Stored data
╔══

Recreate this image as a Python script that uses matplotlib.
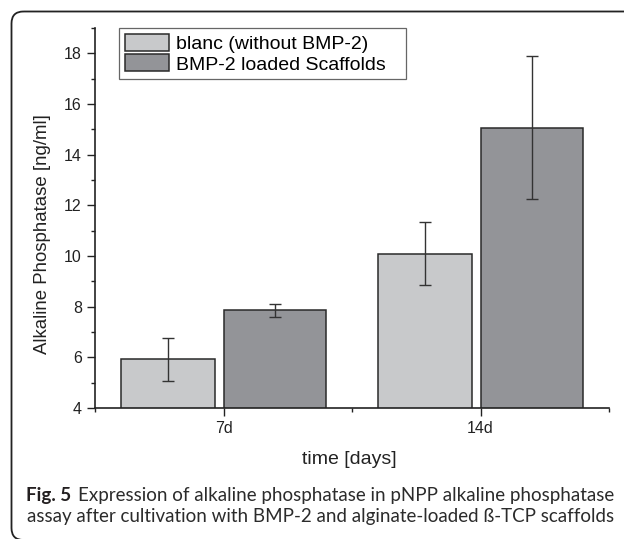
import numpy as np
import matplotlib
matplotlib.use('Agg')
import matplotlib.pyplot as plt
from matplotlib.patches import FancyBboxPatch

# data
days = ['7d', '14d']
blanc = [5.92, 10.09]
blanc_err = [0.86, 1.25]
bmp = [7.85, 15.06]
bmp_err = [0.27, 2.82]
series_labels = ['blanc (without BMP-2)', 'BMP-2 loaded Scaffolds']

light = '#c8c9cb'
dark = '#939498'
edge = '#2a2a2a'

plt.rcParams['font.family'] = ['Liberation Sans', 'DejaVu Sans']


def grafico():
    fig = plt.figure(figsize=(6.24, 5.39), dpi=100)

    # rounded frame around the figure (pixel coordinates)
    bg = fig.add_axes([0, 0, 1, 1], zorder=-1)
    bg.set_xlim(0, 624)
    bg.set_ylim(539, 0)
    bg.axis('off')
    bg.add_patch(FancyBboxPatch((11.5, 11.5), 660, 528.5, boxstyle='round,pad=0,rounding_size=12',
                                fill=False, ec='#222222', lw=1.3))

    ax = fig.add_axes([95 / 624, 1 - 408 / 539, (609 - 95) / 624, (408 - 28) / 539])
    x = np.arange(len(days))
    w1, w2 = 0.365, 0.40
    b1 = ax.bar(x - 0.40, blanc, width=w1, align='edge', color=light, edgecolor=edge, linewidth=1.1,
                label=series_labels[0])
    b2 = ax.bar(x, bmp, width=w2, align='edge', color=dark, edgecolor=edge, linewidth=1.1,
                label=series_labels[1])
    ax.errorbar(x - 0.40 + w1 / 2, blanc, yerr=blanc_err, fmt='none', ecolor='#333333',
                elinewidth=1, capsize=4, capthick=1)
    ax.errorbar(x + w2 / 2, bmp, yerr=bmp_err, fmt='none', ecolor='#333333',
                elinewidth=1, capsize=4, capthick=1)

    ax.set_xlim(-0.5, 1.5)
    ax.set_ylim(4, 19)
    ax.set_xticks(x)
    ax.set_xticklabels(days)
    ax.set_xticks([-0.5, 0.5, 1.5], minor=True)
    ax.set_yticks(np.arange(4, 19, 2))
    ax.set_yticks(np.arange(5, 20, 2), minor=True)
    ax.tick_params(which='major', direction='out', length=5.5, width=1, labelsize=11.5, pad=4,
                   color='#222222', labelcolor='#222222')
    ax.tick_params(which='minor', direction='out', length=3, width=1, color='#222222')
    for s in ['top', 'right']:
        ax.spines[s].set_visible(False)
    for s in ['left', 'bottom']:
        ax.spines[s].set_linewidth(1.2)
        ax.spines[s].set_color('#222222')

    ax.set_ylabel('Alkaline Phosphatase [ng/ml]', fontsize=13.4, color='#222222')
    ax.yaxis.set_label_coords(-0.0856, 0.459)
    ax.set_xlabel('time [days]', fontsize=14, color='#222222')
    ax.xaxis.set_label_coords(0.495, -0.113)

    leg = ax.legend(handles=[b1, b2], loc='upper left',
                    bbox_to_anchor=(24 / 514, 0, (406 - 119) / 514, 1.0), mode='expand',
                    borderaxespad=0, fontsize=14, handlelength=2.26, handleheight=0.95,
                    labelspacing=0.08, handletextpad=0.38, borderpad=0.3,
                    fancybox=False, framealpha=1)
    leg.get_frame().set_edgecolor('#666666')
    leg.get_frame().set_linewidth(0.9)

    # caption
    r = fig.canvas.get_renderer()
    t1 = fig.text(26 / 624, 1 - 500.7 / 539, 'Fig. 5', family='Lato', weight='bold',
                  fontsize=13.5, va='baseline', color='#231f20')
    bb = t1.get_window_extent(r)
    fig.text(bb.x1 / 624 + 7 / 624, 1 - 500.7 / 539,
             'Expression of alkaline phosphatase in pNPP alkaline phosphatase',
             family='Lato', fontsize=13.5, va='baseline', color='#2b2b2b')
    fig.text(27 / 624, 1 - 521.7 / 539,
             'assay after cultivation with BMP-2 and alginate-loaded ß-TCP scaffolds',
             family='Lato', fontsize=13.5, va='baseline', color='#2b2b2b')

    fig.savefig('out.png', dpi=100)


if __name__ == "__main__":
    grafico()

╚══

Written exercise
Give every line back word for word and leave the pictures out.

Result for this task
Recreate this image as a Python script that uses matplotlib.
import numpy as np
import matplotlib
matplotlib.use('Agg')
import matplotlib.pyplot as plt
from matplotlib.patches import FancyBboxPatch

# data
days = ['7d', '14d']
blanc = [5.92, 10.09]
blanc_err = [0.86, 1.25]
bmp = [7.85, 15.06]
bmp_err = [0.27, 2.82]
series_labels = ['blanc (without BMP-2)', 'BMP-2 loaded Scaffolds']

light = '#c8c9cb'
dark = '#939498'
edge = '#2a2a2a'

plt.rcParams['font.family'] = ['Liberation Sans', 'DejaVu Sans']


def grafico():
    fig = plt.figure(figsize=(6.24, 5.39), dpi=100)

    # rounded frame around the figure (pixel coordinates)
    bg = fig.add_axes([0, 0, 1, 1], zorder=-1)
    bg.set_xlim(0, 624)
    bg.set_ylim(539, 0)
    bg.axis('off')
    bg.add_patch(FancyBboxPatch((11.5, 11.5), 660, 528.5, boxstyle='round,pad=0,rounding_size=12',
                                fill=False, ec='#222222', lw=1.3))

    ax = fig.add_axes([95 / 624, 1 - 408 / 539, (609 - 95) / 624, (408 - 28) / 539])
    x = np.arange(len(days))
    w1, w2 = 0.365, 0.40
    b1 = ax.bar(x - 0.40, blanc, width=w1, align='edge', color=light, edgecolor=edge, linewidth=1.1,
                label=series_labels[0])
    b2 = ax.bar(x, bmp, width=w2, align='edge', color=dark, edgecolor=edge, linewidth=1.1,
                label=series_labels[1])
    ax.errorbar(x - 0.40 + w1 / 2, blanc, yerr=blanc_err, fmt='none', ecolor='#333333',
                elinewidth=1, capsize=4, capthick=1)
    ax.errorbar(x + w2 / 2, bmp, yerr=bmp_err, fmt='none', ecolor='#333333',
                elinewidth=1, capsize=4, capthick=1)

    ax.set_xlim(-0.5, 1.5)
    ax.set_ylim(4, 19)
    ax.set_xticks(x)
    ax.set_xticklabels(days)
    ax.set_xticks([-0.5, 0.5, 1.5], minor=True)
    ax.set_yticks(np.arange(4, 19, 2))
    ax.set_yticks(np.arange(5, 20, 2), minor=True)
    ax.tick_params(which='major', direction='out', length=5.5, width=1, labelsize=11.5, pad=4,
                   color='#222222', labelcolor='#222222')
    ax.tick_params(which='minor', direction='out', length=3, width=1, color='#222222')
    for s in ['top', 'right']:
        ax.spines[s].set_visible(False)
    for s in ['left', 'bottom']:
        ax.spines[s].set_linewidth(1.2)
        ax.spines[s].set_color('#222222')

    ax.set_ylabel('Alkaline Phosphatase [ng/ml]', fontsize=13.4, color='#222222')
    ax.yaxis.set_label_coords(-0.0856, 0.459)
    ax.set_xlabel('time [days]', fontsize=14, color='#222222')
    ax.xaxis.set_label_coords(0.495, -0.113)

    leg = ax.legend(handles=[b1, b2], loc='upper left',
                    bbox_to_anchor=(24 / 514, 0, (406 - 119) / 514, 1.0), mode='expand',
                    borderaxespad=0, fontsize=14, handlelength=2.26, handleheight=0.95,
                    labelspacing=0.08, handletextpad=0.38, borderpad=0.3,
                    fancybox=False, framealpha=1)
    leg.get_frame().set_edgecolor('#666666')
    leg.get_frame().set_linewidth(0.9)

    # caption
    r = fig.canvas.get_renderer()
    t1 = fig.text(26 / 624, 1 - 500.7 / 539, 'Fig. 5', family='Lato', weight='bold',
                  fontsize=13.5, va='baseline', color='#231f20')
    bb = t1.get_window_extent(r)
    fig.text(bb.x1 / 624 + 7 / 624, 1 - 500.7 / 539,
             'Expression of alkaline phosphatase in pNPP alkaline phosphatase',
             family='Lato', fontsize=13.5, va='baseline', color='#2b2b2b')
    fig.text(27 / 624, 1 - 521.7 / 539,
             'assay after cultivation with BMP-2 and alginate-loaded ß-TCP scaffolds',
             family='Lato', fontsize=13.5, va='baseline', color='#2b2b2b')

    fig.savefig('out.png', dpi=100)


if __name__ == "__main__":
    grafico()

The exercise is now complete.